__GIVEN TASK__.
Could you copy every line from the material below in which "this" appears?

__RAW RECORDS__.
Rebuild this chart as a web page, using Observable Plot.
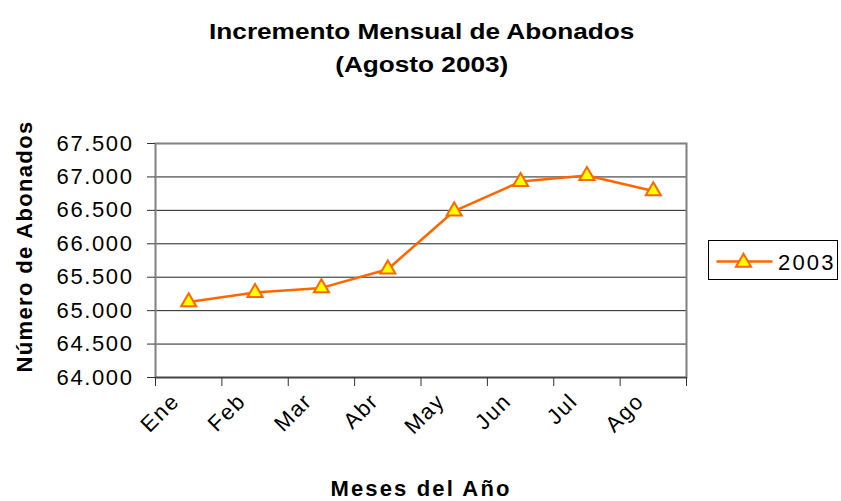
<!DOCTYPE html>
<html><head><meta charset="utf-8">
<script src="https://cdn.jsdelivr.net/npm/d3@7"></script>
<script src="https://cdn.jsdelivr.net/npm/@observablehq/plot@0.6"></script>
<style>
body{margin:0;background:#fff;font-family:"Liberation Sans",Arial,sans-serif;}
#wrap{position:relative;width:841px;height:501px;overflow:hidden;background:#fff;}
#title{position:absolute;left:1px;top:15px;width:841px;text-align:center;font-weight:bold;font-size:22px;line-height:33px;color:#000;}
#title span{display:inline-block;transform:scaleX(1.19);transform-origin:50% 50%;}
#chart{position:absolute;left:0;top:100px;}
#chart svg{letter-spacing:1.6px;}
#chart .ytitle text{letter-spacing:1.35px;}
#chart .xtitle text{letter-spacing:2.15px;}
#legend{position:absolute;left:708px;top:240px;width:130px;height:40px;border:1px solid #000;box-sizing:border-box;background:#fff;}
#legend svg{position:absolute;left:0;top:0;}
</style></head>
<body><div id="wrap"><div id="title"></div><div id="chart"></div><div id="legend"></div></div>
<script>
const titleLines = ["Incremento Mensual de Abonados", "(Agosto 2003)"];
const yTitle = "Número de Abonados";
const xTitle = "Meses del Año";
const months = ["Ene","Feb","Mar","Abr","May","Jun","Jul","Ago"];
const abonados = [65130, 65270, 65340, 65620, 66490, 66930, 67020, 66790];
const seriesName = "2003";
const yTicks = [64000, 64500, 65000, 65500, 66000, 66500, 67000, 67500];

const orange = "#FF6600", yellow = "#FFFF00";
const font = '"Liberation Sans", Arial, sans-serif';

const titleDiv = d3.select("#title");
titleLines.forEach((t, i) => {
  if (i > 0) titleDiv.append("br");
  titleDiv.append("span").text(t);
});

const data = months.map((m, i) => ({mes: m, idx: i + 0.5, valor: abonados[i]}));
const fmt = d3.formatLocale({decimal: ",", thousands: ".", grouping: [3], currency: ["", "€"]}).format(",d");

const plot = Plot.plot({
  width: 841, height: 401,
  marginTop: 43, marginBottom: 124, marginLeft: 155, marginRight: 155,
  style: {fontFamily: font, fontSize: "22px", color: "#000", background: "transparent", overflow: "visible"},
  x: {type: "linear", domain: [0, months.length], axis: null},
  y: {domain: [yTicks[0], yTicks[yTicks.length - 1]], axis: null},
  marks: [
    Plot.ruleY(yTicks.slice(1, -1), {stroke: "#222", strokeWidth: 1}),
    Plot.frame({stroke: "#808080", strokeWidth: 2}),
    Plot.ruleY([yTicks[0]], {stroke: "#444", strokeWidth: 1.5}),
    Plot.axisY({ticks: yTicks, label: null, tickSize: 8, tickPadding: 14, tickFormat: fmt, stroke: "#333", fill: "#000", fontSize: 22}),
    Plot.axisX({ticks: d3.range(0, months.length + 1), label: null, tickSize: 9, tickFormat: () => "", stroke: "#333"}),
    Plot.text(data, {x: "idx", text: "mes", frameAnchor: "bottom", rotate: -45, textAnchor: "end", lineAnchor: "bottom", dx: -8, dy: 25, fontSize: 22, fill: "#000"}),
    Plot.text([yTitle], {text: d => d, frameAnchor: "left", rotate: -90, textAnchor: "middle", lineAnchor: "bottom", dx: -124, dy: -14, fontWeight: "bold", fontSize: 22, fill: "#000", className: "ytitle"}),
    Plot.text([xTitle], {text: d => d, frameAnchor: "bottom", lineAnchor: "bottom", dy: 118, fontWeight: "bold", fontSize: 22, fill: "#000", className: "xtitle"}),
    Plot.line(data, {x: "idx", y: "valor", stroke: orange, strokeWidth: 2.5}),
    Plot.dot(data, {x: "idx", y: "valor", symbol: "triangle", r: 5.6, fill: yellow, stroke: orange, strokeWidth: 2})
  ]
});
document.getElementById("chart").appendChild(plot);

// legend
const lg = d3.select("#legend").append("svg").attr("width", 128).attr("height", 38);
lg.append("line").attr("x1", 7.5).attr("x2", 63.5).attr("y1", 20.5).attr("y2", 20.5)
  .attr("stroke", orange).attr("stroke-width", 2.5);
lg.append("path").attr("d", d3.symbol(d3.symbolTriangle, Math.PI * 5.6 * 5.6)())
  .attr("transform", "translate(34.5,21.5)").attr("fill", yellow).attr("stroke", orange).attr("stroke-width", 2);
lg.append("text").attr("x", 69).attr("y", 29).text(seriesName)
  .attr("font-family", font).attr("font-size", 22).attr("letter-spacing", "2.2px").attr("fill", "#000");
</script>
</body></html>
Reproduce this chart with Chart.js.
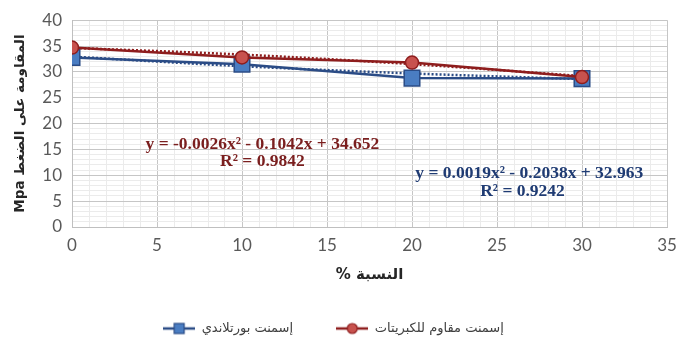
<!DOCTYPE html>
<html>
<head>
<meta charset="utf-8">
<style>
  html, body { margin: 0; padding: 0; background: #fff; }
</style>
<script src="https://cdn.jsdelivr.net/npm/chart.js@4.4.0/dist/chart.umd.min.js"></script>
</head>
<body>
<canvas id="chart" width="691" height="340"></canvas>
<script>
// Data
const ratios = [0, 10, 20, 30];
const portland = [32.8, 31.5, 28.8, 28.7];
const sulfate = [34.7, 32.8, 31.8, 29.0];
const portlandTrend = [32.96, 31.1, 29.7, 28.6];
const sulfateTrend = [34.65, 33.35, 31.5, 29.2];
const seriesNames = ['إسمنت بورتلاندي', 'إسمنت مقاوم للكبريتات'];
const xTitle = '% النسبة';
const yTitle = 'Mpa المقاومة على الضغط';
const portlandEq = ['y = 0.0019x² - 0.2038x + 32.963', 'R² = 0.9242'];
const sulfateEq = ['y = -0.0026x² - 0.1042x + 34.652', 'R² = 0.9842'];

const BLUE_LINE = '#2B4C86';
const BLUE_FILL = '#4A7DC2';
const RED_LINE = '#8E1D1D';
const RED_FILL = '#C8524E';
const ARABIC_FONT = '"DejaVu Sans", sans-serif';

function toPoints(values) {
    return ratios.map((r, i) => ({ x: r, y: values[i] }));
}

// Legend icon: short line with the marker in the middle
function makeIcon(shape, line, fill) {
    const c = document.createElement('canvas');
    c.width = 32;
    c.height = 14;
    const g = c.getContext('2d');
    g.strokeStyle = line;
    g.lineWidth = 2.5;
    g.beginPath();
    g.moveTo(0, 7);
    g.lineTo(32, 7);
    g.stroke();
    g.fillStyle = fill;
    g.lineWidth = 1.2;
    if (shape === 'rect') {
        g.fillRect(11, 2, 10, 10);
        g.strokeRect(11, 2, 10, 10);
    } else {
        g.beginPath();
        g.arc(16, 7, 5, 0, Math.PI * 2);
        g.fill();
        g.stroke();
    }
    return c;
}
const icons = [makeIcon('rect', BLUE_LINE, BLUE_FILL), makeIcon('circle', RED_LINE, RED_FILL)];

// Trendline equations written inside the plot
const equationPlugin = {
    id: 'equations',
    afterDatasetsDraw(chart) {
        const { ctx, scales: { x, y } } = chart;
        const notes = [
            { lines: sulfateEq, color: '#7A1E1E', at: [[11.2, 16.0], [11.2, 12.6]] },
            { lines: portlandEq, color: '#1F3B73', at: [[26.9, 10.4], [26.5, 6.8]] }
        ];
        ctx.save();
        ctx.font = 'bold 17.5px "Liberation Serif", serif';
        ctx.textAlign = 'center';
        ctx.textBaseline = 'middle';
        notes.forEach(n => {
            ctx.fillStyle = n.color;
            n.lines.forEach((t, i) => {
                ctx.fillText(t, x.getPixelForValue(n.at[i][0]), y.getPixelForValue(n.at[i][1]));
            });
        });
        ctx.restore();
    }
};

function gridColor(ctx) {
    return ctx.tick && ctx.tick.value % 5 === 0 ? '#C6C6C6' : '#EBEBEB';
}

new Chart(document.getElementById('chart'), {
    type: 'line',
    data: {
        datasets: [
            {
                label: seriesNames[0],
                data: toPoints(portland),
                borderColor: BLUE_LINE,
                backgroundColor: BLUE_FILL,
                borderWidth: 2.5,
                pointStyle: 'rect',
                pointRadius: 11,
                pointBorderWidth: 1.5,
                pointBorderColor: BLUE_LINE,
                order: 1
            },
            {
                label: seriesNames[1],
                data: toPoints(sulfate),
                borderColor: RED_LINE,
                backgroundColor: RED_FILL,
                borderWidth: 2.5,
                pointStyle: 'circle',
                pointRadius: 6.5,
                pointBorderWidth: 1.5,
                pointBorderColor: RED_LINE,
                order: 0
            },
            {
                label: 'trend1',
                data: toPoints(portlandTrend),
                borderColor: BLUE_LINE,
                borderWidth: 2.5,
                borderDash: [2, 2],
                pointRadius: 0,
                cubicInterpolationMode: 'monotone',
                order: 2
            },
            {
                label: 'trend2',
                data: toPoints(sulfateTrend),
                borderColor: RED_LINE,
                borderWidth: 2.5,
                borderDash: [2, 2],
                pointRadius: 0,
                cubicInterpolationMode: 'monotone',
                order: 2
            }
        ]
    },
    options: {
        responsive: false,
        animation: false,
        layout: { padding: { left: 0, right: 24, top: 18, bottom: -5 } },
        plugins: {
            tooltip: { enabled: false },
            legend: {
                position: 'bottom',
                labels: {
                    usePointStyle: true,
                    pointStyleWidth: 32,
                    padding: 6,
                    color: '#404040',
                    font: { family: ARABIC_FONT, size: 13 },
                    generateLabels: () => [0, 1].map(i => ({
                        // a few no-break spaces keep the gap between the two items
                        text: i === 0 ? seriesNames[i] + '\u00A0'.repeat(9) : seriesNames[i],
                        pointStyle: icons[i],
                        lineWidth: 0,
                        hidden: false,
                        datasetIndex: i,
                        fontColor: '#404040'
                    }))
                }
            }
        },
        scales: {
            x: {
                type: 'linear',
                min: 0,
                max: 35,
                afterFit: s => { s.height = 89; },
                ticks: {
                    stepSize: 1,
                    autoSkip: false,
                    maxRotation: 0,
                    padding: 8,
                    color: '#595959',
                    font: { family: 'Lato', size: 17 },
                    callback: v => (v % 5 === 0 ? v : '')
                },
                grid: { color: gridColor, drawTicks: false },
                border: { color: '#BFBFBF' },
                title: {
                    display: true,
                    text: xTitle,
                    color: '#262626',
                    font: { family: ARABIC_FONT, size: 15, weight: 'bold' },
                    padding: { top: 0, bottom: 32 }
                }
            },
            y: {
                min: 0,
                max: 40,
                afterFit: s => { s.width = 72; },
                ticks: {
                    stepSize: 1,
                    autoSkip: false,
                    padding: 10,
                    color: '#595959',
                    font: { family: 'Lato', size: 17 },
                    callback: v => (v % 5 === 0 ? v : '')
                },
                grid: { color: gridColor, drawTicks: false },
                border: { color: '#BFBFBF' },
                title: {
                    display: true,
                    text: yTitle,
                    color: '#262626',
                    font: { family: ARABIC_FONT, size: 13.5, weight: 'bold' },
                    padding: { top: 12, bottom: 0 }
                }
            }
        }
    },
    plugins: [equationPlugin]
});
</script>
</body>
</html>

__TASK RESULT__.
Rebuild this chart as a web page, using Observable Plot.
Reproduce this chart with Chart.js.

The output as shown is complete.